The success of scrapping the ceiling emboldened our crew, and realizing there was no real reason to leave the rest of the basement intact (save for the laundry room and small bathroom), we went to town on the walls and flooring. (I'd show some of the "Before" pictures here, but those definitely deserve their own post. Oh-ho-ho boy, do they ever.) We got two-thirds of the way through that before the guys had to run off to other engagements, but in a few evenings thereafter, I was able to polish off the job.
But I have to admit, I’m hooked on demolition.

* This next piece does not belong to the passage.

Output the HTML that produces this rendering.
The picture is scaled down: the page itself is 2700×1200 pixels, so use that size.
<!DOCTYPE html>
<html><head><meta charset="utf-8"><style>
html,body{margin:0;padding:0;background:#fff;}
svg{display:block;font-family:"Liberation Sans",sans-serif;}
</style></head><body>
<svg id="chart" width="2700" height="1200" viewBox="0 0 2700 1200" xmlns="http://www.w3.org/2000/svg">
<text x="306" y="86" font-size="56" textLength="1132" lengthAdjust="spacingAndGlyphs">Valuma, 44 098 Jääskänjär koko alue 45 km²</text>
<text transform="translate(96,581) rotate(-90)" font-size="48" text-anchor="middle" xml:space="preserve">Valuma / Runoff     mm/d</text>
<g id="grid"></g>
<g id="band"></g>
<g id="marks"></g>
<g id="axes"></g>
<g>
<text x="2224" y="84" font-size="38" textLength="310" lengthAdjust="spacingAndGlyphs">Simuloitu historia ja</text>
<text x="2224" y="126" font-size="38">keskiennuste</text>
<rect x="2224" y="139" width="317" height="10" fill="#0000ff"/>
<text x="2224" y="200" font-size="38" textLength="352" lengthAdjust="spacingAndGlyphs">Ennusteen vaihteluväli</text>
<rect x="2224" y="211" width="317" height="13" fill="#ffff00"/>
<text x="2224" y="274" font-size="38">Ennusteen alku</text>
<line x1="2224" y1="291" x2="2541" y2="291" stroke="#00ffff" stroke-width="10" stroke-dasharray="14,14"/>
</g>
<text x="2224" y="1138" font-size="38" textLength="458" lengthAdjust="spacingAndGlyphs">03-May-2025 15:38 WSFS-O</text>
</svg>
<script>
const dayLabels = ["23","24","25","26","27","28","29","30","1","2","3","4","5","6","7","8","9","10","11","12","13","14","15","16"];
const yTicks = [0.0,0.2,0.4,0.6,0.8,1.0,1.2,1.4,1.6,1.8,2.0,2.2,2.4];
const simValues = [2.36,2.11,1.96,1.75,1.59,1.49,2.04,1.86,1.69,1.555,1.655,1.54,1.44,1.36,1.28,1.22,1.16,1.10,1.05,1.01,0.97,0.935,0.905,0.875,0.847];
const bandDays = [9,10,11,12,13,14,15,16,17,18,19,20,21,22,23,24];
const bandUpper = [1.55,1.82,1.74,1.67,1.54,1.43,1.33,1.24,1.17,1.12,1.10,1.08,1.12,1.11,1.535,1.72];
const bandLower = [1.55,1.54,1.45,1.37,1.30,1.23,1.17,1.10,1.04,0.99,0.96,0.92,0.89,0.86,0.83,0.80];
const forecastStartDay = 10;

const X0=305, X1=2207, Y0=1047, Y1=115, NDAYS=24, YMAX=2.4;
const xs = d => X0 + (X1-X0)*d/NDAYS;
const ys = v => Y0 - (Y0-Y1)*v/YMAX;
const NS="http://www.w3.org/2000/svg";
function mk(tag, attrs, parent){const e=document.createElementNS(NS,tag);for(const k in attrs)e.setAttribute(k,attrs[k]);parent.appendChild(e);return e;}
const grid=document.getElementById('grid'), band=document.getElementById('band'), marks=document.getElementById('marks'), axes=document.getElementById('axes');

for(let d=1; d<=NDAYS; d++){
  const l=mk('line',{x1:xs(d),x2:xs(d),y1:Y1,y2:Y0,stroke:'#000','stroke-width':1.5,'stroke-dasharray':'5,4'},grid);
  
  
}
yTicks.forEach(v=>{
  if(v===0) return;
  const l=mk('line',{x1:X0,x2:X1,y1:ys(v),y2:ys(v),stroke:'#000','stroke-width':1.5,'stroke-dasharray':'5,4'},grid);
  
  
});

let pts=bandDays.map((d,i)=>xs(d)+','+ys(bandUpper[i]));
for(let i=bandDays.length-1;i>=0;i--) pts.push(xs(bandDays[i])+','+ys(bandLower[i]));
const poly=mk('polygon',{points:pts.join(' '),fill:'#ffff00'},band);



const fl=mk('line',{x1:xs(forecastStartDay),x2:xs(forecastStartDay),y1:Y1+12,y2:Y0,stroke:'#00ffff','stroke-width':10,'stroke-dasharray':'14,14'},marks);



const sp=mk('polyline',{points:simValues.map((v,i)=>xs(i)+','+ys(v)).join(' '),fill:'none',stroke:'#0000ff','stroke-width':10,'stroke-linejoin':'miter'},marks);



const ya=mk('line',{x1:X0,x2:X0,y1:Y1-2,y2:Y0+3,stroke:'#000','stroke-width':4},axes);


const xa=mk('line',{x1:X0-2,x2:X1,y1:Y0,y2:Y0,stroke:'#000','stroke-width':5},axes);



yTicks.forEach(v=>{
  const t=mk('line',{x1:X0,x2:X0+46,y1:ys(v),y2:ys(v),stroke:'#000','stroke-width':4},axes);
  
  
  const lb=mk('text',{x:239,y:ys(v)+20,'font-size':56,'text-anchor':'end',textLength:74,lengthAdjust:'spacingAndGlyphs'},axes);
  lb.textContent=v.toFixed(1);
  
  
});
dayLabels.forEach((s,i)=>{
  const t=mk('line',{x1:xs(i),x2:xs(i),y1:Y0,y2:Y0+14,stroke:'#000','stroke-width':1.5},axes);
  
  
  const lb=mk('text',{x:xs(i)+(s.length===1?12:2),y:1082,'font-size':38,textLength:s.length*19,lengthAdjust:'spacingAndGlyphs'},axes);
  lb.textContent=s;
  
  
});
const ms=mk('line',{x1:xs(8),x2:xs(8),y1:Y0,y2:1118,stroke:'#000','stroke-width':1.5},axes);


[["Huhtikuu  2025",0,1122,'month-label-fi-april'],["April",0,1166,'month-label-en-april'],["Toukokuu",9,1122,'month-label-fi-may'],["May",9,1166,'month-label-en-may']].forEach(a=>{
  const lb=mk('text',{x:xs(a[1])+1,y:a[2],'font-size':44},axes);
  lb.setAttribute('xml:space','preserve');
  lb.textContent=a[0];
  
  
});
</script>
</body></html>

Since my inaugural experience, I have on several occasions donned my official “demolition sweatpants” and taken the hammer and prybar to a closet, a storage room, and even beheld the power of the sawzall (watch out world). And since I’m now an expert (branded sweatpants coming soon, ladies), here are some tips for future demolition exploits:
- A hammer, a big prybar and a sharp utility knife are really all you need for 95% of the job. I had to be reminded several times that, unless I was planning on keeping the scraps for some future project, this was about wanton destruction, not dainty disassembly.
- When tearing out drywall, wear a mask. Even if it caused your safety glasses to fog up. Especially if you're an asthmatic. Trust me. (Unless you love that feeling where your trachea narrows to the size of a twisted drinking straw.)
- Clean up the same day. Let the adrenaline of “Hulk Smash!” carry you through the dullness of collecting it and carrying it away afterward.
- I had expected to painstakingly remove the outlet covers and switch cover plates. Unless you're planning to reuse the same ones--and honestly, does anyone really love those almond-coloured ones that used to be everywhere?--just pull off the wall with them still on. They'll crack and come flying off in a way that is oddly satisfying, and you'll save your wrists a good chunk of time getting to know a screwdriver. I know this seems wasteful, but if you’re going to replace them anyway, I say “enjoy the pop!”
- Having a couple garbage cans around is really helpful, even if you expect to take most of the large material to the dump. Things tend to break in pieces smaller than you'd hope, and having a bin around to carry them out in is awful handy. Need a garbage can? Check around your neighbourhood. Once a week they’re everywhere! (Kidding. But honestly, how would you go about throwing away a garbage can?)
- If you don't know if there are dangerous materials in your older home, don't take chances. Ask someone who knows. Asbestos is some nasty business.
After that, it was a matter of getting dozens of metres of pipes, eight baseboard rads, a 500+lb boiler and 40-gallon hot water tank out and the forced-air system in. But that'll have to be a story for another time--I'm sure you're waiting with bated breath. But take heart, because no telling of that story is complete without the phrases “arterial spray,” “black ooze,” and “internet love,” so it’ll be worth the wait!